PROVIDED DATA:
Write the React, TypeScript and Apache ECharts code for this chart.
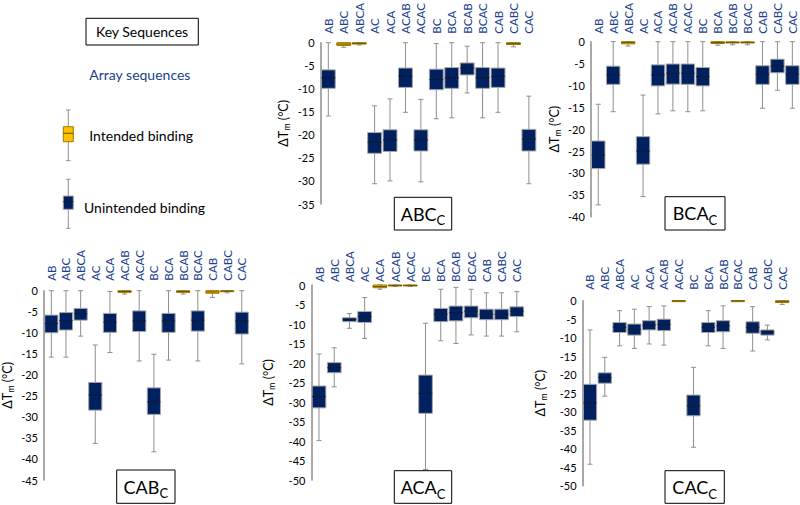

--

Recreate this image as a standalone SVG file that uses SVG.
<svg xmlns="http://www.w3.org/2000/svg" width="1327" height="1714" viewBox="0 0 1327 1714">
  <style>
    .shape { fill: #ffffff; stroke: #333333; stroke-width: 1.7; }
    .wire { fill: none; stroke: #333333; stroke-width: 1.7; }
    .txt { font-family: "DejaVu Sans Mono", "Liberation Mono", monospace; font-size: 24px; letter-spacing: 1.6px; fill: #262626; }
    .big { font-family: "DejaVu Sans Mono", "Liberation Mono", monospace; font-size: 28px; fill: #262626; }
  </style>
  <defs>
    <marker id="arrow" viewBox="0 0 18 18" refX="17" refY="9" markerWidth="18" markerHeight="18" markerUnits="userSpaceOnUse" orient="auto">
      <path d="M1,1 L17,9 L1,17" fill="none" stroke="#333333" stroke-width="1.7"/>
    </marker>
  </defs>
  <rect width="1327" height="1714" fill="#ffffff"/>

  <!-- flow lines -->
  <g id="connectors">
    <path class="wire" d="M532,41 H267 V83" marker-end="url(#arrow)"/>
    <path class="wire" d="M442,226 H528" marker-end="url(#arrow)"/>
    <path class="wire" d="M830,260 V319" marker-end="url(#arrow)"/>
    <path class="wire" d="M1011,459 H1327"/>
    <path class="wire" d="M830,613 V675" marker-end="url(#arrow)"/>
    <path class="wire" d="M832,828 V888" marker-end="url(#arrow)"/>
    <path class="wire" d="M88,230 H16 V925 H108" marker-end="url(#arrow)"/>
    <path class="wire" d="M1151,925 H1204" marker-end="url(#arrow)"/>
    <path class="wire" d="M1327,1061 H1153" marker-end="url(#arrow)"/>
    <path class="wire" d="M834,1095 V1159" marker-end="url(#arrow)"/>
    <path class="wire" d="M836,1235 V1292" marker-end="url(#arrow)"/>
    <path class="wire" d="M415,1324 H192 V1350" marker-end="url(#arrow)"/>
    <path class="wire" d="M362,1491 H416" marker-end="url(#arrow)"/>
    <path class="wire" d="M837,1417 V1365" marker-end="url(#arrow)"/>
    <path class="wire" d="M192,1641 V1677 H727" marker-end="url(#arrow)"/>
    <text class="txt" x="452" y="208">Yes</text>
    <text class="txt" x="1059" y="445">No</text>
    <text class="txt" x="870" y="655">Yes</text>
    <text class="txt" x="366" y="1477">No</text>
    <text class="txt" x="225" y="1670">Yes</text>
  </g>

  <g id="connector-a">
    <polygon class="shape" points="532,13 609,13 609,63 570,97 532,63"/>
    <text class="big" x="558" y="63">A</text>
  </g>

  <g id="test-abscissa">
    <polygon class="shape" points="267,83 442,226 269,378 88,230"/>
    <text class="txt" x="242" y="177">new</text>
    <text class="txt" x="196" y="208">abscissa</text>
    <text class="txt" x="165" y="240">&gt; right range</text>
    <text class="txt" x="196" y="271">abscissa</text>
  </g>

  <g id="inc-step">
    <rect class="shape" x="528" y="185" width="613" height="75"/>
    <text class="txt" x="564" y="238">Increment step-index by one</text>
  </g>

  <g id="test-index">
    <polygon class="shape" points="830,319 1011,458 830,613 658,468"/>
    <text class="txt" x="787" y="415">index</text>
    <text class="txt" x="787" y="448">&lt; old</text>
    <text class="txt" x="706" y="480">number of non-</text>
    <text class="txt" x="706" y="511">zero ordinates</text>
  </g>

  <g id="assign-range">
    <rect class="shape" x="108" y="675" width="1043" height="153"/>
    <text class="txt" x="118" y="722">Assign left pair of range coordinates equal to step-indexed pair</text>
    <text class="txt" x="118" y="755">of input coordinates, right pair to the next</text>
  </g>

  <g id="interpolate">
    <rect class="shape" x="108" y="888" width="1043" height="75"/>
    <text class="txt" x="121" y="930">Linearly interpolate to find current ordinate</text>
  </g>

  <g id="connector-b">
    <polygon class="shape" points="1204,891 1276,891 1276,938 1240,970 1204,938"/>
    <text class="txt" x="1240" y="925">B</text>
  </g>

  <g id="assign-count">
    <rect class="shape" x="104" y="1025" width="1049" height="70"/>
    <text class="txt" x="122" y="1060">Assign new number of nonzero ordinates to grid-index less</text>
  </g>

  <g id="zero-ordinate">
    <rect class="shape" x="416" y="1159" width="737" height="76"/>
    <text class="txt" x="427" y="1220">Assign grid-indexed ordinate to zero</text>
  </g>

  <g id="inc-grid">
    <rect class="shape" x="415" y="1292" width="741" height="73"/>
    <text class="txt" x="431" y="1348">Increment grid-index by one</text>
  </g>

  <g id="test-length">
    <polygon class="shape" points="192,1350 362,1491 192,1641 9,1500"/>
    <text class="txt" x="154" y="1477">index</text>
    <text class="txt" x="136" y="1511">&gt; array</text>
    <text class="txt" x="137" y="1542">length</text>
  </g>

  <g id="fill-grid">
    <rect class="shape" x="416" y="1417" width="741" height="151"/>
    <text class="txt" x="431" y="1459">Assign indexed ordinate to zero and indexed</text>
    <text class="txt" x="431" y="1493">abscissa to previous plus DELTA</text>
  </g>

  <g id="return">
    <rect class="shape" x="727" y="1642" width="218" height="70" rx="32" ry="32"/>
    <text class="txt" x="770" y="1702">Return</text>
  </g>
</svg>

==

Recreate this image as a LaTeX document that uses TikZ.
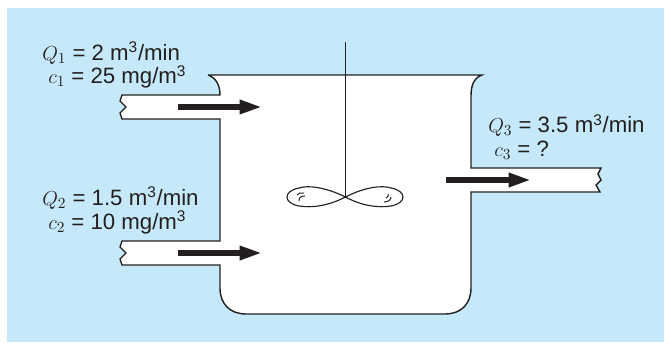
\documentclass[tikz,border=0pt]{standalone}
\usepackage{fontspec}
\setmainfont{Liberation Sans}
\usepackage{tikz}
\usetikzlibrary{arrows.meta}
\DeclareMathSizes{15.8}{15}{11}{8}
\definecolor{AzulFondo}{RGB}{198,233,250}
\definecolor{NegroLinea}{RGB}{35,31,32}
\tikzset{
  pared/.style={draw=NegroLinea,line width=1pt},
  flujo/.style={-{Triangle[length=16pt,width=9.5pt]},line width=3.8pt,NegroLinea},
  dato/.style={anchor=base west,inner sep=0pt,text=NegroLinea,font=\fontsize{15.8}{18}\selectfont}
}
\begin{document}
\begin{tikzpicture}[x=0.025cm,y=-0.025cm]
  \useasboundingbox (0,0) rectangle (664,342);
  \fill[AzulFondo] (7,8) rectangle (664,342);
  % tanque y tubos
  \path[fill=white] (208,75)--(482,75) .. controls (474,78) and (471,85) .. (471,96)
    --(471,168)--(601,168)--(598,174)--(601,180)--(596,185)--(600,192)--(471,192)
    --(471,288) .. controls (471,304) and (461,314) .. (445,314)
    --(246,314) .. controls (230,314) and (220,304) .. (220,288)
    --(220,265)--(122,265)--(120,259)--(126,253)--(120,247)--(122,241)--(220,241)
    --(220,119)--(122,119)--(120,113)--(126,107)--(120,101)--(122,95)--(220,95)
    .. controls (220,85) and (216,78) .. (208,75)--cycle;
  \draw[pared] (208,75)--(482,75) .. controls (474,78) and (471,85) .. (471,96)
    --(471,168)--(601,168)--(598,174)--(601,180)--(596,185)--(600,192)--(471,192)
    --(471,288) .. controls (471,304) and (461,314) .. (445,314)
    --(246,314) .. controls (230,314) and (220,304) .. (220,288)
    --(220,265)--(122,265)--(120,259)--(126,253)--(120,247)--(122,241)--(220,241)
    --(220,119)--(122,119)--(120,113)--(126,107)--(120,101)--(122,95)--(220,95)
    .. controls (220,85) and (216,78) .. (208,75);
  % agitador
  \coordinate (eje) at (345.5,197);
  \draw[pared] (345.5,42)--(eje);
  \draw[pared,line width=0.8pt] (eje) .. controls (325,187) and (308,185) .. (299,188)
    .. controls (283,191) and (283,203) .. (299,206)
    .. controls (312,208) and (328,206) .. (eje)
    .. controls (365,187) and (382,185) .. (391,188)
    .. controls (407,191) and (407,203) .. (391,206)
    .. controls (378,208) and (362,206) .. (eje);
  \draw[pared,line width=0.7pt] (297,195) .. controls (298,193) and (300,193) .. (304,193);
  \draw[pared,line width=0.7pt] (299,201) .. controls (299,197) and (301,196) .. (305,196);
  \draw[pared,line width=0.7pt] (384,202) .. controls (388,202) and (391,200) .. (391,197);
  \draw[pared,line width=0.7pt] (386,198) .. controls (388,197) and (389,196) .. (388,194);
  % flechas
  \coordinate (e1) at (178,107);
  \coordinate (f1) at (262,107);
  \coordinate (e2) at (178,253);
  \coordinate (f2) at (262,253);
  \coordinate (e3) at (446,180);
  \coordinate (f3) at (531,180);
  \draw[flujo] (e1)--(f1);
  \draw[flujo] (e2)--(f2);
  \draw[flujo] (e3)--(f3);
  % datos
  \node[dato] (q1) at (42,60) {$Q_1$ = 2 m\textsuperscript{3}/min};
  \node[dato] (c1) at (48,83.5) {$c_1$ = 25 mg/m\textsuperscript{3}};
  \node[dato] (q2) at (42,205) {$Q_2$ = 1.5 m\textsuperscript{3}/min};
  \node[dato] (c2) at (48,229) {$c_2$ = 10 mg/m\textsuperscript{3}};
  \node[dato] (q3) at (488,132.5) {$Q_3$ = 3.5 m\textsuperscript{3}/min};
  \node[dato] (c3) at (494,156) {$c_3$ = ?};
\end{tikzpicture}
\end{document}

DIRECTIVE:
Pull out each line of the records holding the string "that".

SOLUTION TO THE PROBLEM:
Recreate this image as a standalone SVG file that uses SVG.
Recreate this image as a LaTeX document that uses TikZ.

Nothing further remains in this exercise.